Same mistake, same content, different framing of the recovery. Candidate A treated the mistake as a threat and defended; Candidate B treated it as an opportunity and recovered visibly. The recovery framing was the only meaningful difference between the two candidates, and it produced two different level outcomes. The mistake itself was identical and forgivable; the recovery choreography was what differentiated.

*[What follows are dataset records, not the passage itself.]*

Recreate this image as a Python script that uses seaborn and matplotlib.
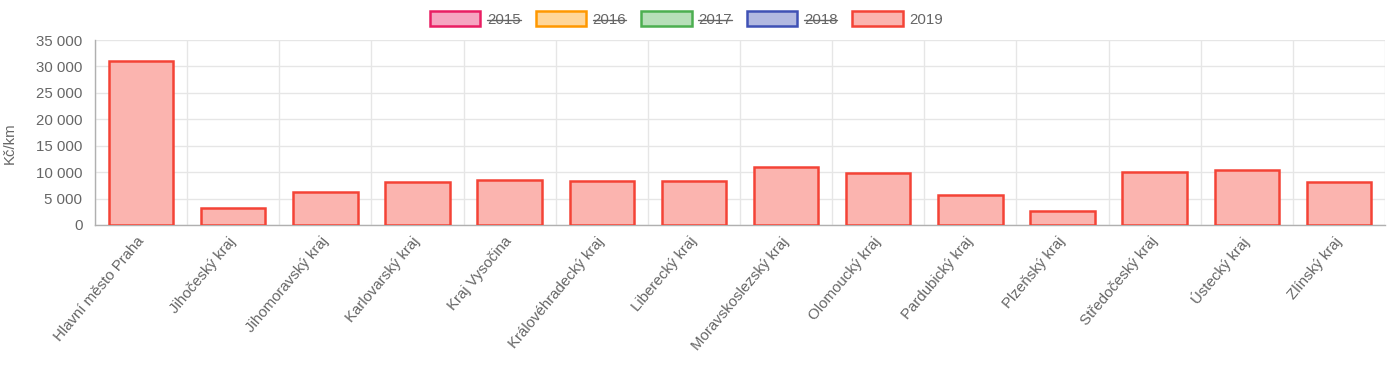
import numpy as np
import pandas as pd
import matplotlib
matplotlib.use("Agg")
import matplotlib.pyplot as plt
import seaborn as sns
from matplotlib.patches import Patch
from matplotlib.lines import Line2D
from matplotlib.ticker import FuncFormatter, MultipleLocator

# Data (Kč/km, 2019)
regions = [
    "Hlavní město Praha", "Jihočeský kraj", "Jihomoravský kraj", "Karlovarský kraj",
    "Kraj Vysočina", "Královéhradecký kraj", "Liberecký kraj", "Moravskoslezský kraj",
    "Olomoucký kraj", "Pardubický kraj", "Plzeňský kraj", "Středočeský kraj",
    "Ústecký kraj", "Zlínský kraj",
]
cost_2019 = [31000, 3150, 6250, 8150, 8600, 8350, 8350, 11000,
             9800, 5750, 2650, 10000, 10450, 8100]

years = ["2015", "2016", "2017", "2018", "2019"]
year_colors = ["#E91E63", "#FF9800", "#4CAF50", "#3F51B5", "#F44336"]
hidden_years = ["2015", "2016", "2017", "2018"]


def tint(hex_color, alpha=0.4):
    rgb = np.array(matplotlib.colors.to_rgb(hex_color))
    return tuple(rgb * alpha + (1 - alpha))


text_grey = "#666666"
grid_grey = "#e6e6e6"
fs = 10.8

sns.set_style("white")
plt.rcParams["font.family"] = ["Liberation Sans", "DejaVu Sans"]

fig = plt.figure(figsize=(13.87, 3.70), dpi=100)
ax = fig.add_axes([95 / 1387, 1 - 225 / 370, 1290 / 1387, 185 / 370])

df = pd.DataFrame({"Kraj": regions, "Kč/km": cost_2019})
sns.barplot(data=df, x="Kraj", y="Kč/km", color=tint(year_colors[-1]),
            edgecolor=year_colors[-1], linewidth=1.8, width=0.7,
            saturation=1, ax=ax, zorder=3)

ax.set_xlim(-0.5, len(regions) - 0.5)
ax.set_ylim(0, 35000)
ax.yaxis.set_major_locator(MultipleLocator(5000))
ax.yaxis.set_major_formatter(FuncFormatter(lambda v, p: f"{int(v):,}".replace(",", " ")))

# Grid lines between categories and on y ticks
ax.set_xticks(np.arange(-0.5, len(regions), 1), minor=True)
ax.grid(which="minor", axis="x", color=grid_grey, lw=1, zorder=0)
ax.grid(which="major", axis="y", color=grid_grey, lw=1, zorder=0)
ax.grid(which="major", axis="x", visible=False)
ax.set_axisbelow(True)

ax.tick_params(axis="x", which="minor", length=8.5, color=grid_grey, width=1)
ax.tick_params(axis="x", which="major", length=0, pad=10, labelsize=fs, labelcolor=text_grey)
ax.tick_params(axis="y", which="major", length=5, color=grid_grey, width=1, pad=4,
               labelsize=fs, labelcolor=text_grey)
ax.set_xticks(range(len(regions)))
ax.set_xticklabels(regions, rotation=50, ha="right", va="center", rotation_mode="anchor")

for side in ["top", "right"]:
    ax.spines[side].set_visible(False)
for side in ["left", "bottom"]:
    ax.spines[side].set_color("#b0b0b0")
    ax.spines[side].set_linewidth(1)

ax.set_xlabel("")
ax.set_ylabel("Kč/km", fontsize=fs, color=text_grey)
ax.yaxis.set_label_coords(-0.061, 0.44)

# Legend (hidden datasets crossed out)
handles = [Patch(facecolor=tint(c), edgecolor=c, linewidth=1.8) for c in year_colors]
leg = fig.legend(handles, years, loc="center", bbox_to_anchor=(0.495, 1 - 19 / 370),
                 ncol=5, frameon=False, fontsize=fs, labelcolor=text_grey,
                 handlelength=3.35, handleheight=1.15, handletextpad=0.45,
                 columnspacing=1.0)

fig.canvas.draw()
renderer = fig.canvas.get_renderer()
inv = fig.transFigure.inverted()
for t in leg.get_texts():
    if t.get_text() in hidden_years:
        bb = t.get_window_extent(renderer)
        ymid = (bb.y0 + bb.y1) / 2
        (x0, y0), (x1, _) = inv.transform([(bb.x0, ymid), (bb.x1, ymid)])
        fig.add_artist(Line2D([x0, x1], [y0, y0], transform=fig.transFigure,
                              color=text_grey, lw=1))

fig.savefig("out.png", dpi=100)
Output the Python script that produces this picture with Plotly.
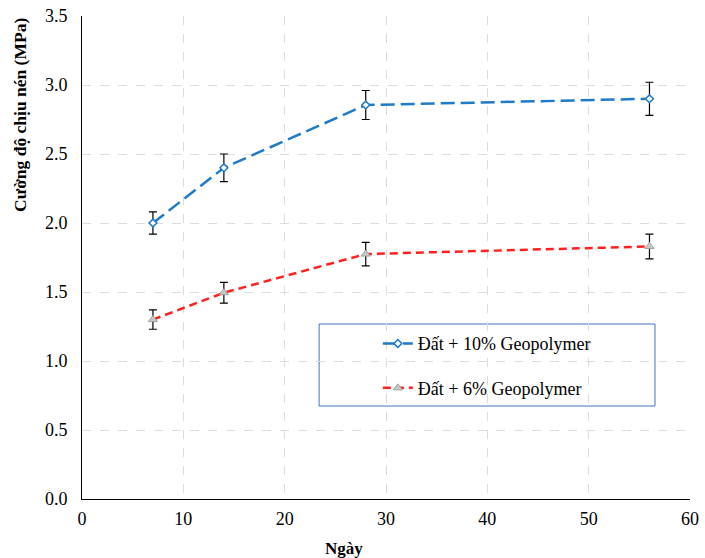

What they should have said

Candidate A, in the moment of recognition: 'Hold on — you're right, streaming is probably over-engineered for a daily-consumer use case. (Acknowledge.) The within-30-seconds SLA was on the upstream signal, but the downstream consumer doesn't need that freshness; I conflated them. (Walk back.) The corrected design is daily batch ETL — much simpler. I'd commit to that. (Commit.) Meta: I should have separated upstream signal SLA from downstream consumer SLA during the CLARO access-pattern step.' That single 30-second recovery would have moved the score from L5-strong to L6. The technical content didn't change; the framing of the mistake did.

Lesson

The 3-Move Recovery is the cheapest way to score Staff signal in a Staff interview. The mistakes are inevitable; the choreography of the recovery is what's gradeable. Practice the moves until they come without thought, because the moment of recognition is exactly when you don't want to be improvising. Acknowledge, walk back, commit. Add the meta-reflection once per loop. The recovery is the moment that makes you memorable in the debrief.